====== EXERCISE MATERIAL
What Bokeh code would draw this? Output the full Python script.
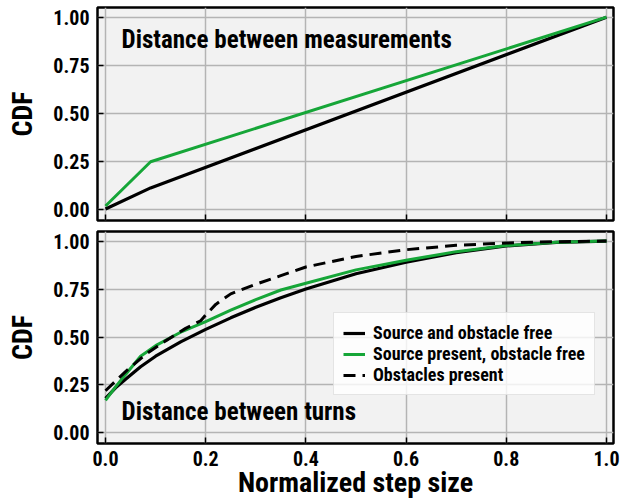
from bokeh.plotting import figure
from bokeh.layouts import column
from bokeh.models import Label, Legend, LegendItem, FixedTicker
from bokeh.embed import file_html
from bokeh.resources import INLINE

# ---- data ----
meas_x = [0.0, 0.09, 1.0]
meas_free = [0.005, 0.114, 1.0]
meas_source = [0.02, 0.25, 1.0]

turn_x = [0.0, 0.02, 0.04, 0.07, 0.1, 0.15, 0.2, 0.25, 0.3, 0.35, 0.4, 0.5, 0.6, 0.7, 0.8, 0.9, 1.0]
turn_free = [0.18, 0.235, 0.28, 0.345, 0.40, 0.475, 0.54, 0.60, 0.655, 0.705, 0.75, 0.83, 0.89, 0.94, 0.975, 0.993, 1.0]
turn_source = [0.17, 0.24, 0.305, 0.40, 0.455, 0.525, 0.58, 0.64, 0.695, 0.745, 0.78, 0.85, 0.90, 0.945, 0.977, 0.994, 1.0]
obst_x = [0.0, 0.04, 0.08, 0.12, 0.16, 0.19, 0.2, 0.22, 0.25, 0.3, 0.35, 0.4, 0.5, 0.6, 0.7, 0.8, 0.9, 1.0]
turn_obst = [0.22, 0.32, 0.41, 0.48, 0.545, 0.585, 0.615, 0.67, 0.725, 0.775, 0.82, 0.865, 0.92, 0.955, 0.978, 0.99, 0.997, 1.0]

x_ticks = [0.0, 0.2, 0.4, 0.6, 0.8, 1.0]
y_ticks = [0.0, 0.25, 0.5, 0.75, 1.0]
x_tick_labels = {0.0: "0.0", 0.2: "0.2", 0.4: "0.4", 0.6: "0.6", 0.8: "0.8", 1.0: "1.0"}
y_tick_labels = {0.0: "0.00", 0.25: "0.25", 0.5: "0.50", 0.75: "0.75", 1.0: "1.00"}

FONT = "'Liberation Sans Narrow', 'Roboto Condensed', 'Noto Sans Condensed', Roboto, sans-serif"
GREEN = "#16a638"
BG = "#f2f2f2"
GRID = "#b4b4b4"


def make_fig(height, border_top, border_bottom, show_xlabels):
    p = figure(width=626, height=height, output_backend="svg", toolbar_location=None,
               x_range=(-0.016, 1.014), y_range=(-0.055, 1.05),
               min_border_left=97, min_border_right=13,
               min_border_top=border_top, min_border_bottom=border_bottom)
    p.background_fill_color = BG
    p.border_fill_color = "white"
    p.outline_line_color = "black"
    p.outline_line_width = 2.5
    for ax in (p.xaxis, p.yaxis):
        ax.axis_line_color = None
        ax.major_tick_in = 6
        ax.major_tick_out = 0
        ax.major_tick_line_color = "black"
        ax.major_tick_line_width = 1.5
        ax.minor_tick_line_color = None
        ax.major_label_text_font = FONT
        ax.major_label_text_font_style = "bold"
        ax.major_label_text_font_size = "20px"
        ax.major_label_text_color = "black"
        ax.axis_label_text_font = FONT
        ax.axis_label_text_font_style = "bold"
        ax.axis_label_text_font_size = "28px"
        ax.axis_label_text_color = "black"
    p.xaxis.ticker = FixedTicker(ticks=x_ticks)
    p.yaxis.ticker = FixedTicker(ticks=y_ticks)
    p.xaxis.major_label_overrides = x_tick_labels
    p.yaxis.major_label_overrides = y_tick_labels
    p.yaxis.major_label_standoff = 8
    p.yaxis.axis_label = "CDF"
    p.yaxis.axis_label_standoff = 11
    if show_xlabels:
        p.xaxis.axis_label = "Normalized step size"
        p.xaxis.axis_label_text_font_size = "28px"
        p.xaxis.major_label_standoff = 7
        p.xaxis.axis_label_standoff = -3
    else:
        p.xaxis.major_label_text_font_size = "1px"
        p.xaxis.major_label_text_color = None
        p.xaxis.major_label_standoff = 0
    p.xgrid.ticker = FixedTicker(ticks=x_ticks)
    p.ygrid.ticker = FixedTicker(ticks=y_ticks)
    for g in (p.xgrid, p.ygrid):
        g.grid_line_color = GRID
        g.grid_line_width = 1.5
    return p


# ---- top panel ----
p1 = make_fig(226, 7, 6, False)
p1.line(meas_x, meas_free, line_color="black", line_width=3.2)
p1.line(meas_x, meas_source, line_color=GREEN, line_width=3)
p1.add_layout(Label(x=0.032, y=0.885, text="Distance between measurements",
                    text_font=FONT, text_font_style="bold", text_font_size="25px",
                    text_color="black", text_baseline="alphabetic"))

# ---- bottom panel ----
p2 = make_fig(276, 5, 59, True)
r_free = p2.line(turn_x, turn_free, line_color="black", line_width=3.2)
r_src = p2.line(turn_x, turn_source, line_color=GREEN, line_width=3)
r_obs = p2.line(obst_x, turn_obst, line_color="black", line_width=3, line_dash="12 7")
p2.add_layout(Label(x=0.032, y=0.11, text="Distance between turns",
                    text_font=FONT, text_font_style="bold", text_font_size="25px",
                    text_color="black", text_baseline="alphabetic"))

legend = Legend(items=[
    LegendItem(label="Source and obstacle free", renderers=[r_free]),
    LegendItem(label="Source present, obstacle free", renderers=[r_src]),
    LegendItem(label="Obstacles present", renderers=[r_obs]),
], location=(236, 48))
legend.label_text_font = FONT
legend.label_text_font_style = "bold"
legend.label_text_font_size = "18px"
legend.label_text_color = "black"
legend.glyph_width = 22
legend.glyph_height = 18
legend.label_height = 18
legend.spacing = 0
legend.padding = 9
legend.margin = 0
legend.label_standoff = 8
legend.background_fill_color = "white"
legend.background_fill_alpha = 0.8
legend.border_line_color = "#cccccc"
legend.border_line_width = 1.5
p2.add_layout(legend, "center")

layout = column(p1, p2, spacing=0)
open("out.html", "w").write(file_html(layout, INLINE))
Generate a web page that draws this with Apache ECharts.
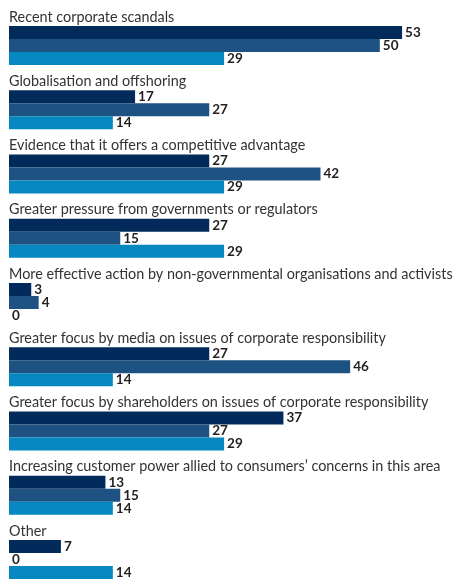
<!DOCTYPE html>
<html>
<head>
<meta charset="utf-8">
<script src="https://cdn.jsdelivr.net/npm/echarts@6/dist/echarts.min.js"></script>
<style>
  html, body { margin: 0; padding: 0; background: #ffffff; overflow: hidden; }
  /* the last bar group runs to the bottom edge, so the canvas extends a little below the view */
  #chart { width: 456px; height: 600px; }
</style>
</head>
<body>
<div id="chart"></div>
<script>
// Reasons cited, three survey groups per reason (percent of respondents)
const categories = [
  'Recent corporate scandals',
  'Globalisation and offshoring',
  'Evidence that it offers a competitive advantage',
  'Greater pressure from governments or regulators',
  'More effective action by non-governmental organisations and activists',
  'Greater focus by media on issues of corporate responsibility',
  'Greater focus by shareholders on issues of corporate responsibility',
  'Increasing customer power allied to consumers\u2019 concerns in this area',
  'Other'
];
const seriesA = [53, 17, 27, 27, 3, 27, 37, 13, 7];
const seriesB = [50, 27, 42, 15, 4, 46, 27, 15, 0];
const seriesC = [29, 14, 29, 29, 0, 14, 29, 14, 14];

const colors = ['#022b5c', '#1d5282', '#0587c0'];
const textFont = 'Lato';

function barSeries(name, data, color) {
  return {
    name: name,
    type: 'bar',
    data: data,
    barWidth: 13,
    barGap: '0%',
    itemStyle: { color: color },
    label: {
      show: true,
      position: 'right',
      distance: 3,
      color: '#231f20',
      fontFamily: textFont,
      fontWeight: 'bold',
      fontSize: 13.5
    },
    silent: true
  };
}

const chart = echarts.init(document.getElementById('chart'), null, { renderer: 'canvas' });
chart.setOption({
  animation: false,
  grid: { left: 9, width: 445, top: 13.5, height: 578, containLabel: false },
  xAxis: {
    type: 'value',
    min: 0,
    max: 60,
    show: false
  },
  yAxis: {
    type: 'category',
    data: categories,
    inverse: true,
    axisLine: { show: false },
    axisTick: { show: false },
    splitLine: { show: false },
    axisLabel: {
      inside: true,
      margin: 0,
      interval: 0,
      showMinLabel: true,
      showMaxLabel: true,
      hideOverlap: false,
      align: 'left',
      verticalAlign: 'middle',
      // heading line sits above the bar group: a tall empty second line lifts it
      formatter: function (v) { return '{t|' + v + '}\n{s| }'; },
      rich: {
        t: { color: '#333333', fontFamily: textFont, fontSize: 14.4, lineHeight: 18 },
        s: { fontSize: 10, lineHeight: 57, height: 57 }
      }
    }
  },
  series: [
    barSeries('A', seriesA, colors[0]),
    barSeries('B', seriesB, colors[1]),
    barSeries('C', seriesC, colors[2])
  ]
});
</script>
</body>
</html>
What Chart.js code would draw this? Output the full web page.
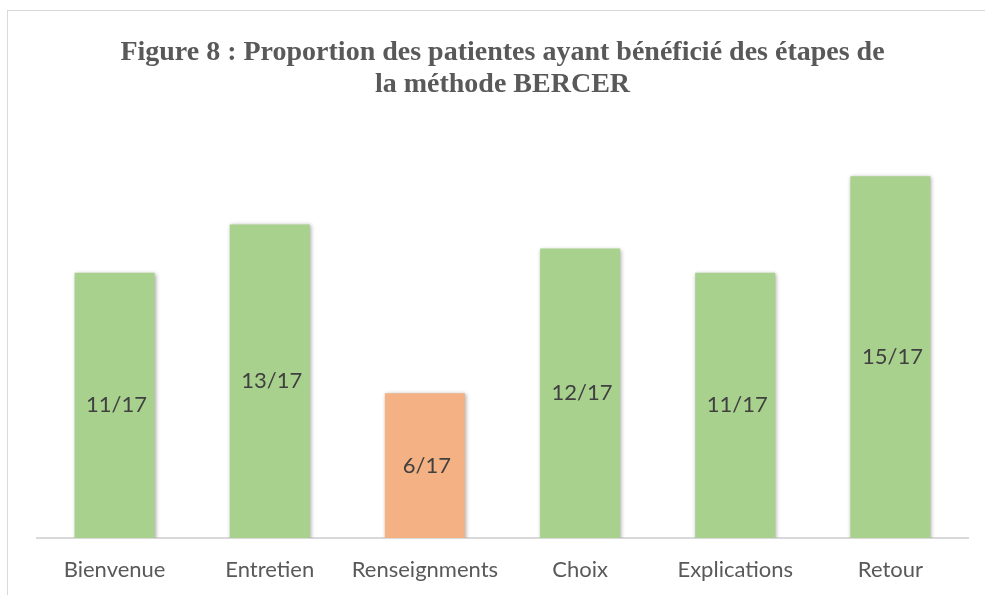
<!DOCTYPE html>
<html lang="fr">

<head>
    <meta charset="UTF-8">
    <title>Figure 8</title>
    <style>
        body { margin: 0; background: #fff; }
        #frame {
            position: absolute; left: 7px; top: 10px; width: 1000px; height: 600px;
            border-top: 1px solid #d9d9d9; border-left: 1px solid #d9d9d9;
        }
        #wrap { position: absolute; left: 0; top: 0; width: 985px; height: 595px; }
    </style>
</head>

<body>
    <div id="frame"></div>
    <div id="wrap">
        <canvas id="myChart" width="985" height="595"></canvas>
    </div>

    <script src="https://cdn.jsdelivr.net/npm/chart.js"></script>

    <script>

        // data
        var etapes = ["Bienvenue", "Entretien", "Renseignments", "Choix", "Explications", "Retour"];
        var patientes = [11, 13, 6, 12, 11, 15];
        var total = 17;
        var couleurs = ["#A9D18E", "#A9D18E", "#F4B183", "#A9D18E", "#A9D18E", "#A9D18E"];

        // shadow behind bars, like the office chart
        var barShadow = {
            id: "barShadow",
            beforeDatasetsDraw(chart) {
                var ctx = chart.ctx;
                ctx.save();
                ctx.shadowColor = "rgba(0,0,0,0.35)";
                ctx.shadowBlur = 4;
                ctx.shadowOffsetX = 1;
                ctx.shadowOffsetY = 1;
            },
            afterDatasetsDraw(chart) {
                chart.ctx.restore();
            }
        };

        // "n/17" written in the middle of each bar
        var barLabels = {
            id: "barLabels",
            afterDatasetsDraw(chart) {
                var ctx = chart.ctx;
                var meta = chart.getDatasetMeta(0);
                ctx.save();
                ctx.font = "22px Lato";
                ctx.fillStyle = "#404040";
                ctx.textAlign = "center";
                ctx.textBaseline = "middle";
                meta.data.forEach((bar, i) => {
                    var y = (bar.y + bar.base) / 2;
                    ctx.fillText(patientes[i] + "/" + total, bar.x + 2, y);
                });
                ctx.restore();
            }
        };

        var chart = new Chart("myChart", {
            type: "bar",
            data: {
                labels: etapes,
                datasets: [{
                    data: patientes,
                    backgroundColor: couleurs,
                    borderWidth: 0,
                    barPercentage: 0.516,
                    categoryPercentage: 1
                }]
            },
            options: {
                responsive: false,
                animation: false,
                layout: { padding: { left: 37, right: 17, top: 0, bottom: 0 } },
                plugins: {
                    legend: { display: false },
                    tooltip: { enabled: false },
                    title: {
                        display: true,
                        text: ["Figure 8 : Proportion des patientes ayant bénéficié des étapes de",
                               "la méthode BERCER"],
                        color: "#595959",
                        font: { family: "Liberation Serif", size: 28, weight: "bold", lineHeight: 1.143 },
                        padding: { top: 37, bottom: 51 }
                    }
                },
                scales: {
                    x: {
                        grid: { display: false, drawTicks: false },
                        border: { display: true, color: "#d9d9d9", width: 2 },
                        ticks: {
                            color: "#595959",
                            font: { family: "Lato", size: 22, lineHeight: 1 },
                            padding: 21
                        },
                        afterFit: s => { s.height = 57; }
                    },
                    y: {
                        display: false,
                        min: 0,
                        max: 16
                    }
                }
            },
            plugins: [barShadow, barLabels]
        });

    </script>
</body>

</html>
============
Lines holding the word "full" should be counted across the entries; state only how many there are.

### THE RESPONSE
2